I am also mindful of Martin’s attention to the “ordinary” world behind the pomp and glitter of royalty. Many of Martin’s most memorable characters are either members of the “small folks” (farmers, blacksmiths, cooks, etc.) or common creatures forced to struggle against daunting odds. An impressive number of characters have physical or mental defects, such as Hodor, the simple-minded giant that can only repeat his name. The obese and cowardly Samwell Tarley who finds himself trapped in the Night Watch where survival demands skill and courage. There are numerous maimed and sickly children, both in the royal courts and in the village streets. Martin seems to say, they are there, struggling to cope, but gamely playing the cards that fate or the gods have dealt them. As the murderous Sandor Clegane tells the hopelessly silly Sansa Stark, “It is not all lemon cake and music out there.”

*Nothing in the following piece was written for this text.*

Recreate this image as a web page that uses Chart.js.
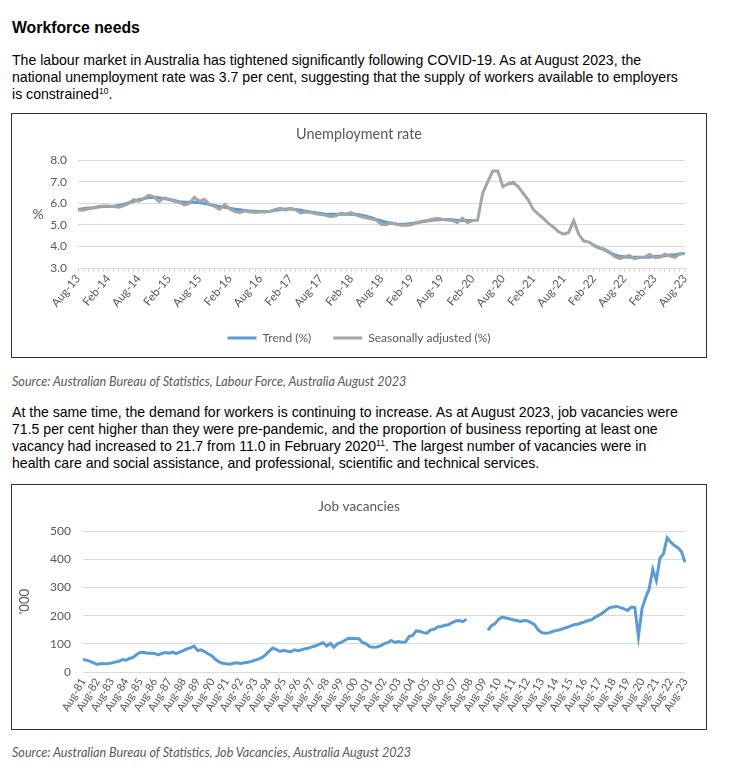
<!DOCTYPE html>
<html>
<head>
<meta charset="utf-8">
<script src="https://cdn.jsdelivr.net/npm/chart.js@4.4.0/dist/chart.umd.min.js"></script>
<style>
  body { margin: 0; background: #fff; width: 737px; height: 774px; position: relative; overflow: hidden;
         font-family: "Liberation Sans", Arial, sans-serif; color: #000; }
  .abs { position: absolute; left: 12px; white-space: nowrap; margin: 0; }
  .head { top: 19px; font-size: 15.8px; font-weight: bold; line-height: 18px; }
  .para { font-size: 14.1px; line-height: 17px; }
  .src { font-family: Lato, sans-serif; font-style: italic; font-size: 12.6px; color: #595959; line-height: 14px; }
  .box { position: absolute; left: 11px; width: 694px; border: 1px solid #333; }
  .wrap { position: absolute; left: 0; top: 0; width: 694px; }
  sup { font-size: 8.5px; line-height: 0; vertical-align: 5px; }
</style>
</head>
<body>

<div class="abs head">Workforce needs</div>
<div class="abs para" style="top:52px">The labour market in Australia has tightened significantly following COVID-19. As at August 2023, the<br>national unemployment rate was 3.7 per cent, suggesting that the supply of workers available to employers<br>is constrained<sup>10</sup>.</div>

<div class="box" style="top:113px;height:243px">
  <div class="wrap" style="height:240px"><canvas id="unempChart"></canvas></div>
</div>

<div class="abs src" style="top:375px">Source: Australian Bureau of Statistics, Labour Force, Australia August 2023</div>

<div class="abs para" style="top:404px">At the same time, the demand for workers is continuing to increase. As at August 2023, job vacancies were<br>71.5 per cent higher than they were pre-pandemic, and the proportion of business reporting at least one<br>vacancy had increased to 21.7 from 11.0 in February 2020<sup>11</sup>. The largest number of vacancies were in<br>health care and social assistance, and professional, scientific and technical services.</div>

<div class="box" style="top:484px;height:244px">
  <div class="wrap" style="height:244px"><canvas id="vacChart"></canvas></div>
</div>

<div class="abs src" style="top:746px">Source: Australian Bureau of Statistics, Job Vacancies, Australia August 2023</div>

<script>
// Unemployment rate, monthly Aug-13 to Aug-23 (%)
var trend = [
    5.72, 5.75, 5.78, 5.80, 5.83,                                         // 2013 Aug-Dec
    5.85, 5.86, 5.87, 5.90, 5.95, 6.02, 6.10, 6.17, 6.22, 6.27, 6.28, 6.26, // 2014
    6.22, 6.18, 6.13, 6.08, 6.05, 6.05, 6.05, 6.03, 6.00, 5.95, 5.90, 5.85, // 2015
    5.82, 5.78, 5.73, 5.70, 5.67, 5.65, 5.63, 5.62, 5.62, 5.64, 5.68, 5.72, // 2016
    5.74, 5.74, 5.72, 5.68, 5.64, 5.60, 5.56, 5.53, 5.50, 5.50, 5.50, 5.50, // 2017
    5.50, 5.50, 5.49, 5.45, 5.40, 5.33, 5.26, 5.18, 5.12, 5.07, 5.04, 5.03, // 2018
    5.04, 5.07, 5.10, 5.14, 5.18, 5.22, 5.24, 5.25, 5.25, 5.24, 5.22, 5.21, // 2019
    5.20, 5.20, null, null, null, null, null, null, null, null, null, null, // 2020
    null, null, null, null, null, null, null, null, null, null, null, null, // 2021
    null, 4.05, 3.95, 3.85, 3.72, 3.62, 3.55, 3.52, 3.50, 3.50, 3.50, 3.50, // 2022
    3.51, 3.53, 3.55, 3.57, 3.60, 3.62, 3.65, 3.67                        // 2023 Jan-Aug
];
var seasAdj = [
    5.70, 5.68, 5.75, 5.78, 5.85,
    5.88, 5.88, 5.86, 5.82, 5.88, 6.00, 6.17, 6.10, 6.22, 6.38, 6.30, 6.08,
    6.26, 6.20, 6.10, 6.05, 5.93, 6.00, 6.28, 6.10, 6.18, 5.95, 5.86, 5.72,
    5.95, 5.74, 5.62, 5.58, 5.65, 5.60, 5.58, 5.60, 5.60, 5.62, 5.72, 5.77,
    5.69, 5.77, 5.70, 5.56, 5.60, 5.58, 5.52, 5.48, 5.45, 5.38, 5.42, 5.55,
    5.50, 5.57, 5.46, 5.38, 5.33, 5.27, 5.22, 5.02, 5.02, 5.10, 5.03, 4.98,
    4.98, 5.02, 5.11, 5.17, 5.20, 5.26, 5.31, 5.26, 5.23, 5.20, 5.11, 5.31,
    5.11, 5.20, 5.22, 6.47, 7.00, 7.50, 7.50, 6.78, 6.90, 6.98, 6.78, 6.47,
    6.16, 5.72, 5.50, 5.30, 5.07, 4.90, 4.68, 4.57, 4.65, 5.20, 4.55, 4.25,
    4.20, 4.05, 3.92, 3.88, 3.75, 3.55, 3.43, 3.50, 3.58, 3.43, 3.49, 3.49,
    3.64, 3.49, 3.50, 3.64, 3.55, 3.49, 3.67, 3.67
];

// Job vacancies, quarterly Aug-81 to Aug-23 ('000), each row Aug, Nov, Feb, May
var vacancies = [
    45, 42, 38, 32,      // 81-82
    27, 30, 29, 30,
    32, 35, 38, 44,
    42, 48, 52, 62,
    70, 69, 67, 67,      // 85-86
    66, 61, 66, 69,
    67, 71, 65, 71,
    76, 82, 86, 92,
    76, 79, 72, 64,
    57, 44, 36, 31,      // 90-91
    29, 28, 31, 33,
    30, 33, 35, 37,
    42, 46, 52, 62,
    75, 85, 80, 73,
    77, 74, 72, 79,      // 95-96
    76, 79, 83, 85,
    90, 93, 99, 104,
    92, 102, 88, 100,
    105, 112, 120, 119,
    119, 118, 105, 100,  // 00-01
    90, 88, 89, 93,
    100, 104, 112, 105,
    108, 106, 107, 126,
    130, 146, 145, 140,
    138, 150, 152, 160,  // 05-06
    162, 166, 168, 176,
    181, 183, 179, 188,
    null, null, null, null, // survey suspended
    null, 148, 165, 172,
    188, 195, 192, 189,  // 10-11
    186, 183, 180, 183,
    182, 176, 168, 150,
    140, 138, 139, 144,
    147, 150, 154, 158,
    163, 168, 170, 174,  // 15-16
    178, 183, 186, 195,
    202, 210, 220, 229,
    231, 233, 229, 224,
    219, 231, 229, 126,
    225, 264, 296, 365,  // 20-21
    325, 405, 420, 477,
    462, 450, 442, 428,
    390                  // Aug-23
];

var unempTicks = [3, 4, 5, 6, 7, 8];
var vacTicks = [0, 100, 200, 300, 400, 500];

function monthLabels(startMonth, startYear, count, step) {
    var names = ['Jan','Feb','Mar','Apr','May','Jun','Jul','Aug','Sep','Oct','Nov','Dec'];
    var out = [];
    for (var i = 0; i < count; i++) {
        var m = startMonth + i * step;
        var y = startYear + Math.floor(m / 12);
        out.push(names[m % 12] + '-' + String(y % 100).padStart(2, '0'));
    }
    return out;
}
var unempLabels = monthLabels(7, 2013, seasAdj.length, 1);
var vacLabels = monthLabels(7, 1981, vacancies.length, 3);

var grey = '#595959';
var gridCol = '#d9d9d9';
var font = 'Lato';

// spacer axis so the title and legend centre on the whole box
var spacer = {
    position: 'right', display: true,
    grid: { display: false }, ticks: { display: false }, border: { display: false },
    afterFit: function(s) { s.width = 21; }
};

var percentLabel = {
    id: 'percentLabel',
    afterDraw: function(chart) {
        var ctx = chart.ctx, a = chart.chartArea;
        ctx.save();
        ctx.fillStyle = grey;
        ctx.font = '14px Lato';
        ctx.textAlign = 'center';
        ctx.textBaseline = 'middle';
        ctx.fillText('%', 26, (a.top + a.bottom) / 2);
        ctx.restore();
    }
};

new Chart(document.getElementById('unempChart'), {
    type: 'line',
    data: {
        labels: unempLabels,
        datasets: [{
            label: 'Trend (%)',
            data: trend,
            borderColor: '#5b9bd5',
            backgroundColor: '#5b9bd5',
            borderWidth: 3,
            pointRadius: 0,
            order: 2
        }, {
            label: 'Seasonally adjusted (%)',
            data: seasAdj,
            borderColor: '#a5a5a5',
            backgroundColor: '#a5a5a5',
            borderWidth: 3,
            pointRadius: 0,
            order: 1
        }]
    },
    options: {
        animation: false,
        responsive: true,
        maintainAspectRatio: false,
        layout: { padding: 0 },
        plugins: {
            title: {
                display: true,
                text: 'Unemployment rate',
                color: grey,
                font: { family: font, size: 14.4, weight: 'normal' },
                padding: { top: 12, bottom: 17 }
            },
            legend: {
                position: 'bottom',
                labels: {
                    color: grey,
                    font: { family: font, size: 12 },
                    boxWidth: 29,
                    boxHeight: 3,
                    padding: 22,
                    sort: function(a, b) { return a.datasetIndex - b.datasetIndex; },
                    generateLabels: function(chart) {
                        var items = Chart.defaults.plugins.legend.labels.generateLabels(chart);
                        items.forEach(function(it) { it.lineWidth = 0; it.fillStyle = it.strokeStyle; });
                        return items;
                    }
                }
            },
            tooltip: { enabled: false }
        },
        scales: {
            x: {
                grid: { display: true, drawOnChartArea: false, drawTicks: true, tickLength: 4, color: gridCol },
                border: { display: true, color: gridCol },
                ticks: {
                    autoSkip: false, maxRotation: 50, minRotation: 50, padding: 0,
                    color: grey, font: { family: font, size: 11.5 },
                    callback: function(v, i) { return i % 6 === 0 ? this.getLabelForValue(v) : ''; }
                },
                afterFit: function(s) { s.height = 42; }
            },
            y: {
                min: 3, max: 8,
                afterBuildTicks: function(s) { s.ticks = unempTicks.map(function(v) { return { value: v }; }); },
                grid: { color: gridCol, drawTicks: false },
                border: { display: false },
                ticks: {
                    padding: 11, color: grey, font: { family: font, size: 12 },
                    callback: function(v) { return v.toFixed(1); }
                },
                afterFit: function(s) { s.width = 66; }
            },
            yr: spacer
        }
    },
    plugins: [percentLabel]
});

new Chart(document.getElementById('vacChart'), {
    type: 'line',
    data: {
        labels: vacLabels,
        datasets: [{
            label: 'Job vacancies',
            data: vacancies,
            borderColor: '#5b9bd5',
            backgroundColor: '#5b9bd5',
            borderWidth: 3,
            pointRadius: 0,
            spanGaps: false
        }]
    },
    options: {
        animation: false,
        responsive: true,
        maintainAspectRatio: false,
        layout: { padding: 0 },
        plugins: {
            title: {
                display: true,
                text: 'Job vacancies',
                color: grey,
                font: { family: font, size: 13.6, weight: 'normal' },
                padding: { top: 13, bottom: 17 }
            },
            legend: { display: false },
            tooltip: { enabled: false }
        },
        scales: {
            x: {
                grid: { display: false, drawTicks: false },
                border: { display: false },
                ticks: {
                    autoSkip: false, maxRotation: 60, minRotation: 60, padding: 4,
                    color: grey, font: { family: font, size: 11 },
                    callback: function(v, i) { return i % 4 === 0 ? this.getLabelForValue(v) : ''; }
                },
                afterFit: function(s) { s.height = 57; }
            },
            y: {
                min: 0, max: 500,
                afterBuildTicks: function(s) { s.ticks = vacTicks.map(function(v) { return { value: v }; }); },
                grid: { color: gridCol, drawTicks: false },
                border: { display: false },
                title: { display: true, text: "'000", color: grey, font: { family: font, size: 13 }, padding: { top: 5, bottom: 4 } },
                ticks: { padding: 12, color: grey, font: { family: font, size: 12 } },
                afterFit: function(s) { s.width = 71; }
            },
            yr: spacer
        }
    }
});
</script>
</body>
</html>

George R. R. Martin is in the process of creating a new mythology ... an astonishingly complex world which, in turn, has its own mythologies of tales within tales of a time when dragons ruled the ancient world and religious faith was devout and tangible. The people who fight, love and die in A Storm of Swords are motivated by money, power and lust, like the rest of humanity. But across the Narrow Sea, a golden-haired woman called Khaleesi, the Dragon Queen, is moving toward the Seven Kingdoms; in the north something cold and relentless is attempting to scale the Wall. There is also a woman called “The Red Queen” who has the power to make her god “tangible” again and she has the forces of King Stannis of the House Baratheon behind her. Stay tuned.
A Storm of Swords by George R. R. Martin. Bantam Books, 2000. 973 pages.